Roberts also served for some time in the Regan administration, particularly as Associate White House Counsel, and from 1989-93, served as Principal Deputy Solicitor General--the government’s second highest ranking lawyer before the U.S. Supreme Court.

Having argued some 39 cases before the Supreme Court in his government practice and as a partner with the firm, Hogan and Hartson, Roberts has been described by various law journals as “one of [the Supreme Court’s] finest practitioners,” and “one of the top appellate lawyers of his generation.”

In 2003, he was nominated to the Washington DC Circuit Court of Appeals, where he received wide, bi-partisan support and on which he currently sits.

Samuel B. Casey, Executive Director of the Christian Legal Society said that, "John Roberts is well-known and respected as a 'lawyer's lawyer.' He is considered by many who practice before the Supreme Court to be one of the finest appellate advocates in the country."

Gregory Baylor, director of CLS’s Center for Law and Religious Freedom, added that "We are particularly pleased that Judge Roberts, by virtue of his public service and private practice, has an excellent working knowledge of the provisions of our Constitution that protect our first and most vital liberties of free speech, association and religious free exercise."

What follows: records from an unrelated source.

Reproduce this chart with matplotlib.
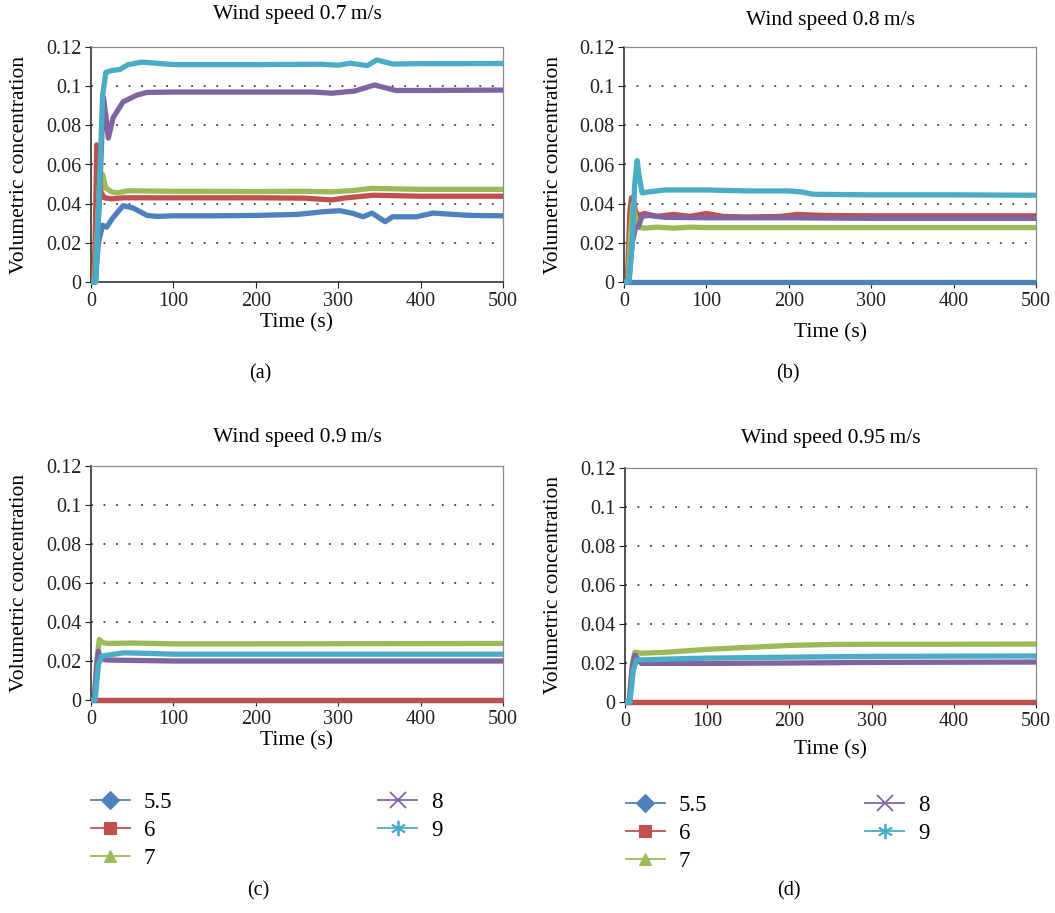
import matplotlib
matplotlib.use("Agg")
import matplotlib.pyplot as plt
from matplotlib.lines import Line2D

plt.rcParams['font.family'] = ['Liberation Serif', 'DejaVu Serif']

# ---------------- data ----------------
series_names = ["5.5", "6", "7", "8", "9"]
colors = ["#4F81BD", "#C0504D", "#9BBB59", "#8064A2", "#4BACC6"]
markers = ["D", "s", "^", "x", (6, 2, 0)]
titles = ["Wind speed 0.7\u2009m/s", "Wind speed 0.8\u2009m/s",
          "Wind speed 0.9\u2009m/s", "Wind speed 0.95\u2009m/s"]
panel_labels = ["(a)", "(b)", "(c)", "(d)"]
yticks = [0, 0.02, 0.04, 0.06, 0.08, 0.1, 0.12]
ytick_labels = ["0", "0.02", "0.04", "0.06", "0.08", "0.1", "0.12"]
xticks = [0, 100, 200, 300, 400, 500]

# Panel (a) 0.7 m/s
a55_t = [0, 5, 9, 14, 19, 27, 39, 51, 68, 80, 100, 150, 200, 250, 262, 282, 302, 318, 330, 341, 357, 366, 395, 415, 440, 460, 500]
a55_v = [0, 0, 0.02, 0.029, 0.028, 0.033, 0.039, 0.0378, 0.034, 0.0335, 0.0338, 0.0338, 0.034, 0.0345, 0.035, 0.0359, 0.0364, 0.035, 0.0333, 0.0352, 0.0308, 0.0333, 0.0333, 0.0352, 0.0345, 0.034, 0.0338]
a6_t = [0, 3, 5, 7, 9, 12, 16, 25, 40, 100, 200, 260, 292, 310, 343, 400, 500]
a6_v = [0, 0, 0.02, 0.07, 0.068, 0.046, 0.043, 0.0425, 0.043, 0.043, 0.043, 0.0428, 0.0419, 0.043, 0.0443, 0.0438, 0.0438]
a7_t = [0, 4, 8, 11, 14, 18, 25, 32, 45, 100, 200, 260, 292, 320, 340, 400, 500]
a7_v = [0, 0, 0.03, 0.056, 0.055, 0.048, 0.046, 0.0455, 0.0466, 0.0463, 0.0462, 0.0463, 0.046, 0.0468, 0.0478, 0.0473, 0.0473]
a8_t = [0, 5, 10, 15, 18, 21, 27, 39, 56, 68, 100, 200, 270, 292, 320, 344, 370, 400, 500]
a8_v = [0, 0, 0.04, 0.0945, 0.085, 0.0735, 0.084, 0.092, 0.0955, 0.0968, 0.097, 0.097, 0.097, 0.0964, 0.0975, 0.1006, 0.0978, 0.0978, 0.098]
a9_t = [0, 6, 10, 14, 18, 25, 35, 45, 62, 100, 200, 280, 300, 315, 335, 347, 366, 400, 450, 500]
a9_v = [0, 0, 0.045, 0.095, 0.107, 0.108, 0.1085, 0.111, 0.1123, 0.111, 0.111, 0.1112, 0.1107, 0.1117, 0.1105, 0.1134, 0.1113, 0.1115, 0.1115, 0.1116]

# Panel (b) 0.8 m/s
b55_t = [0, 500]
b55_v = [0, 0]
b6_t = [0, 4, 7, 9, 11, 14, 18, 25, 40, 60, 80, 100, 120, 150, 190, 210, 240, 300, 500]
b6_v = [0, 0, 0.035, 0.043, 0.043, 0.036, 0.034, 0.035, 0.0335, 0.0345, 0.0335, 0.035, 0.0335, 0.0332, 0.0335, 0.0345, 0.034, 0.0338, 0.0338]
b7_t = [0, 5, 8, 11, 13, 17, 25, 40, 60, 80, 100, 200, 500]
b7_v = [0, 0, 0.025, 0.04, 0.035, 0.028, 0.0275, 0.028, 0.0275, 0.028, 0.0278, 0.0278, 0.0278]
b8_t = [0, 6, 10, 14, 17, 22, 30, 50, 100, 200, 300, 500]
b8_v = [0, 0, 0.02, 0.028, 0.028, 0.0335, 0.034, 0.033, 0.0328, 0.0328, 0.0325, 0.0325]
b9_t = [0, 6, 10, 13, 16, 18, 22, 30, 50, 100, 150, 200, 215, 230, 300, 400, 500]
b9_v = [0, 0, 0.02, 0.05, 0.062, 0.055, 0.0455, 0.046, 0.047, 0.047, 0.0465, 0.0465, 0.046, 0.0448, 0.0445, 0.0445, 0.0443]

# Panel (c) 0.9 m/s
c55_t = [0, 500]
c55_v = [0, 0]
c6_t = [0, 500]
c6_v = [0, 0]
c7_t = [0, 4, 7, 10, 14, 20, 50, 100, 200, 500]
c7_v = [0, 0, 0.02, 0.031, 0.0295, 0.029, 0.0292, 0.0288, 0.0288, 0.029]
c8_t = [0, 4, 7, 9, 12, 20, 50, 100, 500]
c8_v = [0, 0, 0.018, 0.025, 0.021, 0.0205, 0.0203, 0.020, 0.020]
c9_t = [0, 5, 9, 13, 20, 40, 60, 100, 200, 500]
c9_v = [0, 0, 0.018, 0.0225, 0.023, 0.0242, 0.024, 0.0235, 0.0235, 0.0235]

# Panel (d) 0.95 m/s
d55_t = [0, 500]
d55_v = [0, 0]
d6_t = [0, 500]
d6_v = [0, 0]
d7_t = [0, 5, 9, 12, 20, 50, 100, 150, 200, 250, 300, 400, 500]
d7_v = [0, 0, 0.02, 0.0255, 0.025, 0.0255, 0.027, 0.028, 0.029, 0.0295, 0.0296, 0.0296, 0.0297]
d8_t = [0, 5, 9, 12, 20, 100, 200, 300, 500]
d8_v = [0, 0, 0.018, 0.024, 0.0198, 0.0198, 0.020, 0.0203, 0.0205]
d9_t = [0, 6, 10, 14, 50, 100, 200, 300, 500]
d9_v = [0, 0, 0.016, 0.0215, 0.022, 0.0225, 0.023, 0.0234, 0.0236]

panels = [
    [(a55_t, a55_v), (a6_t, a6_v), (a7_t, a7_v), (a8_t, a8_v), (a9_t, a9_v)],
    [(b55_t, b55_v), (b6_t, b6_v), (b7_t, b7_v), (b8_t, b8_v), (b9_t, b9_v)],
    [(c55_t, c55_v), (c6_t, c6_v), (c7_t, c7_v), (c8_t, c8_v), (c9_t, c9_v)],
    [(d55_t, d55_v), (d6_t, d6_v), (d7_t, d7_v), (d8_t, d8_v), (d9_t, d9_v)],
]

# ---------------- layout ----------------
W, H = 1055, 913
fig = plt.figure(figsize=(W / 100, H / 100), dpi=100)

# axes boxes in pixels: left, top, right, bottom
boxes = [(91, 47, 503, 282), (624, 47, 1036, 282),
         (91, 466, 503, 700), (625, 468, 1036, 702)]
title_y = [15, 20, 437, 438]
xlabel_y = [323, 333, 741, 750]
ylabel_x = [20, 553, 20, 553]
plabel_pos = [(260, 374), (788, 374), (258, 891), (789, 891)]

FS = 14.5
LFS = 15.5
for i, (l, t, r, b) in enumerate(boxes):
    ax = fig.add_axes([l / W, 1 - b / H, (r - l) / W, (b - t) / H])
    for j, (tt, vv) in enumerate(panels[i]):
        ax.plot(tt, vv, color=colors[j], lw=3.8, solid_capstyle='butt',
                solid_joinstyle='round', clip_on=False, zorder=3 + j)
    ax.set_xlim(0, 500)
    ax.set_ylim(0, 0.12)
    ax.set_yticks(yticks)
    ax.set_yticklabels(ytick_labels)
    ax.set_xticks(xticks)
    for yv in yticks[1:-1]:
        ax.axhline(yv, color='#222222', lw=1.1, ls=(0, (1.2, 7.0)), zorder=1)
    for s in ['top', 'right']:
        ax.spines[s].set_color('#8a8a8a')
        ax.spines[s].set_linewidth(0.9)
    for s in ['left', 'bottom']:
        ax.spines[s].set_color('#222222')
        ax.spines[s].set_linewidth(1.1)
    ax.tick_params(axis='both', direction='out', length=4, width=0.8,
                   labelsize=FS, colors='#222222', pad=3)
    cx = (l + r) / 2 / W
    fig.text(cx, 1 - title_y[i] / H, titles[i], ha='center', va='center', fontsize=LFS)
    fig.text(cx, 1 - xlabel_y[i] / H, "Time (s)", ha='center', va='center', fontsize=LFS)
    fig.text(ylabel_x[i] / W, 1 - ((t + b) / 2) / H, "Volumetric concentration",
             rotation=90, ha='center', va='center', fontsize=LFS)
    px, py = plabel_pos[i]
    fig.text(px / W, 1 - py / H, panel_labels[i], ha='center', va='center', fontsize=FS)

handles = [Line2D([0], [0], color=colors[j], lw=1.3, marker=markers[j],
                  markersize=9 if j < 3 else 11, markeredgewidth=1.3 if j >= 3 else 0.8,
                  markerfacecolor=colors[j], markeredgecolor=colors[j])
           for j in range(5)]

for (lx, ly, cs) in [(91, 792, 9.0), (626, 795, 6.9)]:
    fig.legend(handles, series_names, loc='upper left',
               bbox_to_anchor=(lx / W, 1 - ly / H), ncol=2, frameon=False,
               fontsize=LFS + 1, handlelength=1.7, handletextpad=0.6,
               columnspacing=cs, labelspacing=0.3, borderaxespad=0,
               borderpad=0)

fig.savefig("out.png", dpi=100)
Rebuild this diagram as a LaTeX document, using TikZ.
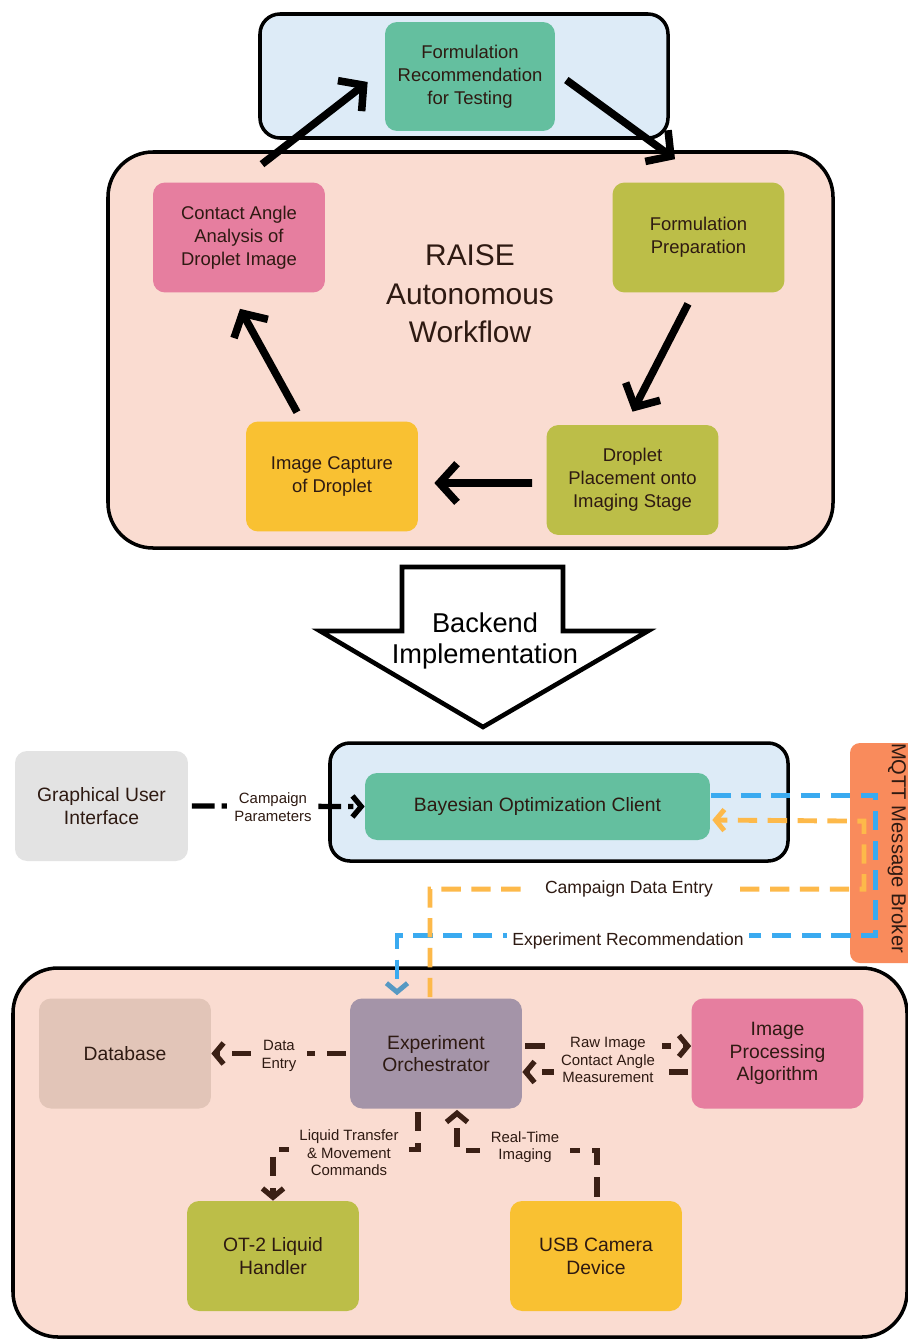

Even Justice Sandra Day O’Connor, who holds the seat Roberts may fill called the nomination “first rate”, saying that, “I have watched Judge Roberts since he has been an advocate before our court, and I and my colleagues have been enormously impressed with his scholarship and his skills…He's earned an excellent reputation as a lawyer, so I think he's very well qualified."

While Roberts has not expressed his personal views on abortion, many pro-life advocates are optimistic that he will not cater to pro-abortion interest groups and will simply uphold the law, which should, they say, protect the right to life in all circumstances.